TASK MATERIAL:
....
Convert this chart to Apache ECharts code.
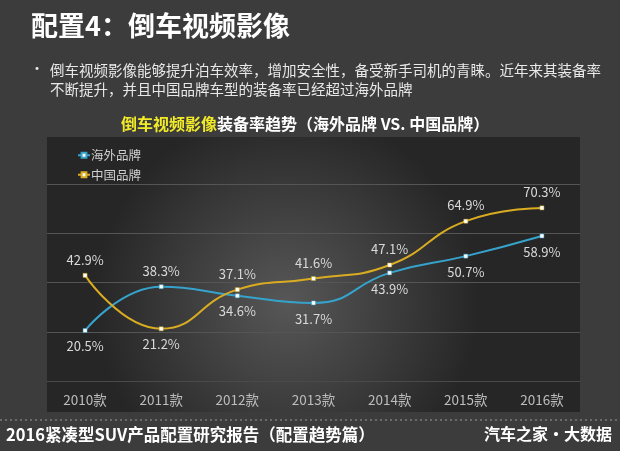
....
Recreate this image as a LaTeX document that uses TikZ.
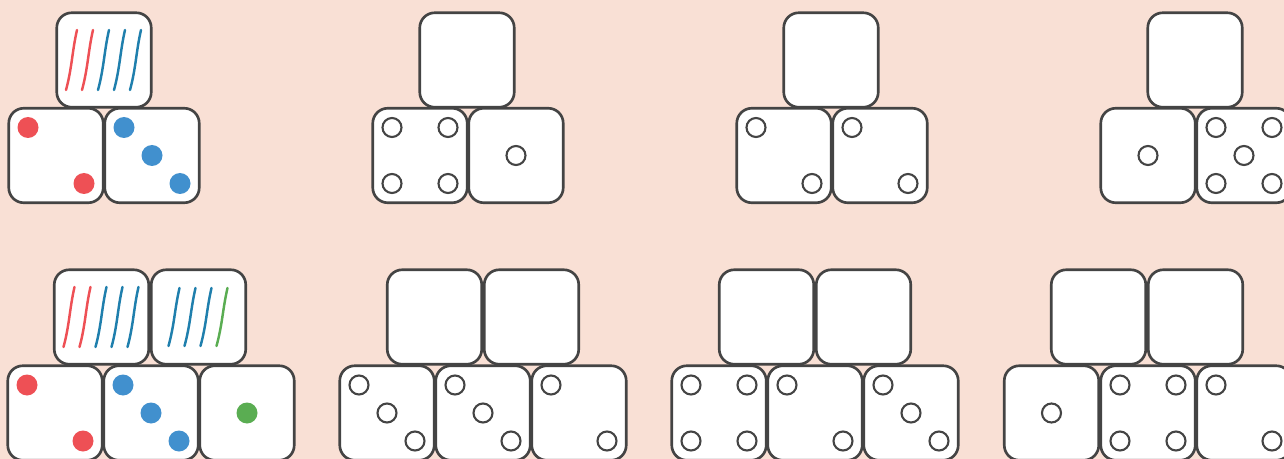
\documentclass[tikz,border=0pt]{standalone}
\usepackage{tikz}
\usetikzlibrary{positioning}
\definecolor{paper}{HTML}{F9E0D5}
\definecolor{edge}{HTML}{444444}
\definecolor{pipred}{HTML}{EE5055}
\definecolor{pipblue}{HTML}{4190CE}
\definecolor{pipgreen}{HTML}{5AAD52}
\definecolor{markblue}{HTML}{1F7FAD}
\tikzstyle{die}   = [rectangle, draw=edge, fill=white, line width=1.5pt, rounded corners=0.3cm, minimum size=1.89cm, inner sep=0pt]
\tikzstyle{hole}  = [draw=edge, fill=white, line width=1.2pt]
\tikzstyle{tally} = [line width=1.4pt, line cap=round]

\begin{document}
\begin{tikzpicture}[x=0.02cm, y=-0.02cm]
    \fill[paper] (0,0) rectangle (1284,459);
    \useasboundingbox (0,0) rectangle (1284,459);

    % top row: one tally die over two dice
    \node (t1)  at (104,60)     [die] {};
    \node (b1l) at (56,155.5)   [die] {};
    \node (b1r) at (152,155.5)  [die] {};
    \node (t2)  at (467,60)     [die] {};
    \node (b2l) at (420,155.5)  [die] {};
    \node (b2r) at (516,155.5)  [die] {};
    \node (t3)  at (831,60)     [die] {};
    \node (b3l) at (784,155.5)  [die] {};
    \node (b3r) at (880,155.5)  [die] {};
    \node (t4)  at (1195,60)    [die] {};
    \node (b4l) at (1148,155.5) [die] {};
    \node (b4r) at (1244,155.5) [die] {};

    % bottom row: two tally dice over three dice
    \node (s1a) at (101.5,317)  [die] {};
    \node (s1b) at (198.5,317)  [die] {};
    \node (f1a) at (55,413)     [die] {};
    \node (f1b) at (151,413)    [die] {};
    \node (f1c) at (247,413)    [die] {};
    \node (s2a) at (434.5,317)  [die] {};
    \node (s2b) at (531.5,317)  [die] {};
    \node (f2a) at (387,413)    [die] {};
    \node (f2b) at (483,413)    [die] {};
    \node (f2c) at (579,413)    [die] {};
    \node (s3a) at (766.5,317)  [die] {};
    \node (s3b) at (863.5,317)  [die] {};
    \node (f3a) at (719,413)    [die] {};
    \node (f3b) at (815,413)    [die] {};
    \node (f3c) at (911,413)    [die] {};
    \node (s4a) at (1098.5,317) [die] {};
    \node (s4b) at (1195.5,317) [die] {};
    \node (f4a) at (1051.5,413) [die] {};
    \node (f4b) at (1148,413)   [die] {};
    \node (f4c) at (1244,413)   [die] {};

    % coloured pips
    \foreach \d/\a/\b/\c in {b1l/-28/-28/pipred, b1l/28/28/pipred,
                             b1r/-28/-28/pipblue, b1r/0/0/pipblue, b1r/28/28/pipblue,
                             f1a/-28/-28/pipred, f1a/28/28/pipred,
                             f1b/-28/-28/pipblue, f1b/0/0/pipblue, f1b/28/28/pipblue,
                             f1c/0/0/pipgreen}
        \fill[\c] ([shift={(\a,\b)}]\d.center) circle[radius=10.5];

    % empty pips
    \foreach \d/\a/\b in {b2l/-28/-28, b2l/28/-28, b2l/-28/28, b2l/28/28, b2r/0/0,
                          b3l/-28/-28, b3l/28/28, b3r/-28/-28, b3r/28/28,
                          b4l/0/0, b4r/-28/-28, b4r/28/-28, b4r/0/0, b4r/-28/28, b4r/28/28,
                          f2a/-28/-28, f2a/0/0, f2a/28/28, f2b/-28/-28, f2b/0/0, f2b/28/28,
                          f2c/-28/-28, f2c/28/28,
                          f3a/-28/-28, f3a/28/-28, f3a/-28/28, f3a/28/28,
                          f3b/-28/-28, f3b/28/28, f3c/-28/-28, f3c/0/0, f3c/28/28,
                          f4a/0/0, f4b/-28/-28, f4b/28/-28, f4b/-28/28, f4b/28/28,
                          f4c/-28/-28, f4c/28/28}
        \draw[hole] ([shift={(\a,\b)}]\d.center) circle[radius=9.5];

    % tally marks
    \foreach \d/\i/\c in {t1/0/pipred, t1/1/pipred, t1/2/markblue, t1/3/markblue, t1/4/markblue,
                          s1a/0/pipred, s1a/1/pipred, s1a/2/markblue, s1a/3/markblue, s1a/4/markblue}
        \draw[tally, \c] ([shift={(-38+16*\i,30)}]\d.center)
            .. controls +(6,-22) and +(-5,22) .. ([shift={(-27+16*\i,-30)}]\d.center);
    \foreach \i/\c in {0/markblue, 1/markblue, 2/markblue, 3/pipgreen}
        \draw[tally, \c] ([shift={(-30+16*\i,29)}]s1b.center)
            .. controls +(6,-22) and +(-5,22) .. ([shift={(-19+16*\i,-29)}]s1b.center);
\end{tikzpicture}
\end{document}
....
Return exactly the lines from the one with "Recreate this image" to the one with "(b4r) at (1244,155.5)", inclusive, and nothing else; skip the pictures.

RESPONSE TO THIS TASK:
Recreate this image as a LaTeX document that uses TikZ.
\documentclass[tikz,border=0pt]{standalone}
\usepackage{tikz}
\usetikzlibrary{positioning}
\definecolor{paper}{HTML}{F9E0D5}
\definecolor{edge}{HTML}{444444}
\definecolor{pipred}{HTML}{EE5055}
\definecolor{pipblue}{HTML}{4190CE}
\definecolor{pipgreen}{HTML}{5AAD52}
\definecolor{markblue}{HTML}{1F7FAD}
\tikzstyle{die}   = [rectangle, draw=edge, fill=white, line width=1.5pt, rounded corners=0.3cm, minimum size=1.89cm, inner sep=0pt]
\tikzstyle{hole}  = [draw=edge, fill=white, line width=1.2pt]
\tikzstyle{tally} = [line width=1.4pt, line cap=round]

\begin{document}
\begin{tikzpicture}[x=0.02cm, y=-0.02cm]
    \fill[paper] (0,0) rectangle (1284,459);
    \useasboundingbox (0,0) rectangle (1284,459);

    % top row: one tally die over two dice
    \node (t1)  at (104,60)     [die] {};
    \node (b1l) at (56,155.5)   [die] {};
    \node (b1r) at (152,155.5)  [die] {};
    \node (t2)  at (467,60)     [die] {};
    \node (b2l) at (420,155.5)  [die] {};
    \node (b2r) at (516,155.5)  [die] {};
    \node (t3)  at (831,60)     [die] {};
    \node (b3l) at (784,155.5)  [die] {};
    \node (b3r) at (880,155.5)  [die] {};
    \node (t4)  at (1195,60)    [die] {};
    \node (b4l) at (1148,155.5) [die] {};
    \node (b4r) at (1244,155.5) [die] {};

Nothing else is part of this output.